SPD terrorisiert SPD: 4:1 gegen Terror-Camp-Gesetz

Anders als die Bundes-SPD lehnt die Landespartei ein verschärftes Strafrecht zur Terrorabwehr ab. Im Rechtsausschuss des Abgeordnetenhauses ist nur die CDU dafür

Es ist nur ein guter Kilometer, der das Berliner Abgeordnetenhaus vom Bundestag trennt. Zwischen den SPD-Mitgliedern beider Parlamente aber liegen Welten, wenn es um das sogenannte Terror-Camp-Gesetz der großen Koalition geht. Das höchst umstrittene Gesetz soll die Terrorbekämpfung ausweiten. So soll künftig etwa schon der Besuch eines Ausbildungslagers in Pakistan bestraft werden, auch wenn es tatsächlich gar nicht zu einem Anschlag kommt. Während die SPD-Bundestagsfraktion das tendenziell stützt, zeigten sich die Berliner Sozialdemokraten in einer Anhörung des Rechtsausschusses skeptisch.

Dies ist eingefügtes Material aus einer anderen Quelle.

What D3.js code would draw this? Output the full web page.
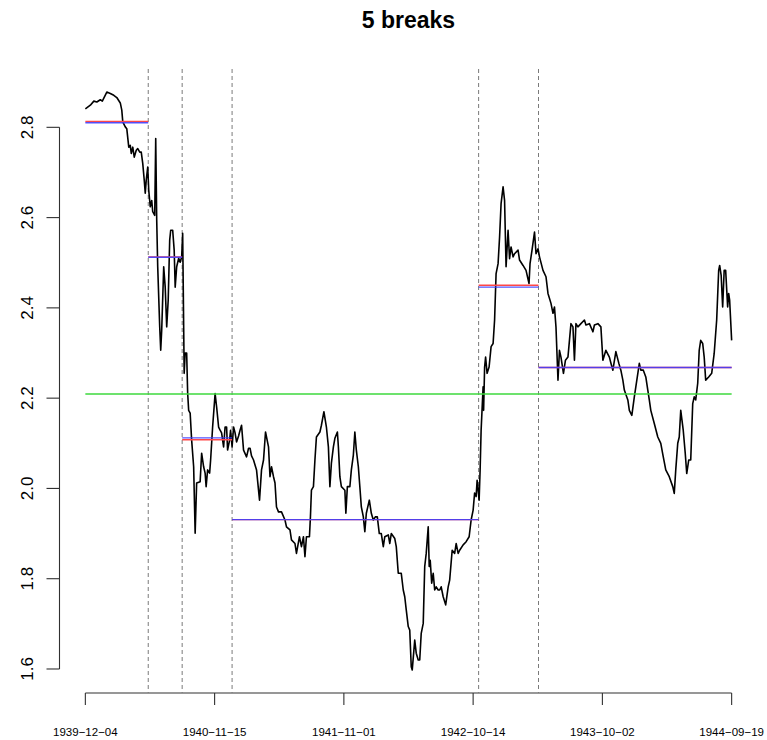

"Sehr kritisch" müsse man den Entwurf betrachten, sagte ihr rechtspolitischer Sprecher Fritz Felgentreu. Er mag in dem Gesetz keine abschreckende Wirkung erkennen. Für seine Parteifreundin, die Justizsenatorin Gisela von der Aue, war die Sache schon vor der Anhörung klar: "Ich sehe im Moment nicht, dass das Land Berlin diesem Gesetzentwurf zustimmen kann." Das liegt nicht etwa am Koalitionspartner Linkspartei, sondern an ureigener Skepsis der Berliner SPD gegenüber dem Entwurf, den Bundesjustizministerin Brigitte Zypries (SPD) mitträgt. Im Bundesrat hatte Berlin auch gegen das BKA-Gesetz gestimmt.

Für von der Aue ist das Gesetz nicht notwendig. Sie befürchtet zudem erhebliche Schwierigkeiten, wenn es darum geht, einen geplanten Anschlag nachzuweisen. Das Gesetz zielt auf Einzeltäter, die von dem bisherigen Straftatbestand "Mitgliedschaft in einer terroristischen Vereinigung" - früher als Lex RAF bekannt -nicht erfasst werden.

Die Staatsanwaltschaft müsste potenziellen Terroristen etwa nachweisen, dass sie eine Flugschule nur deshalb besuchen, um später mit einem Flugzeug - wie beim 11. September - Anschläge verüben zu können. Von der Aues Verwaltung verweist darauf, dass selbst der Freistaat Bayern, der das Gesetz unterstützt, ähnliche Skepsis in puncto Beweisführung geäußert hat.

Die CDU attackierte von der Aue wegen ihrer Position und zog einen Vergleich zum BKA-Gesetz: auch dort habe sich die Senatorin profilieren wollen, warf ihr der Unions-Abgeordnete Sven Rissmann vor. Ausschusschef und CDU-Mann Andreas Gram nannte es gar "beschämend", dass Berlin ausschere.

Damit stand die Union allerdings im Ausschuss ziemlich allein. 4:1 gegen das Terror-Camp-Gesetz stand es am Ende in Fraktionen gerechnet, denn neben SPD und Linkspartei hielten auch Grüne und FDP den Entwurf nicht für tragbar. Und auch bei der Expertenanhörung stand ein hoher Vertreter des Bundesinnnenministeriums mit seiner Meinung allein, während Vertrer des Berliner Anwaltvereins und der Vereinigung Berliner Strafverteidiger mehr oder minder Raubbau am Rechtsstaat sahen.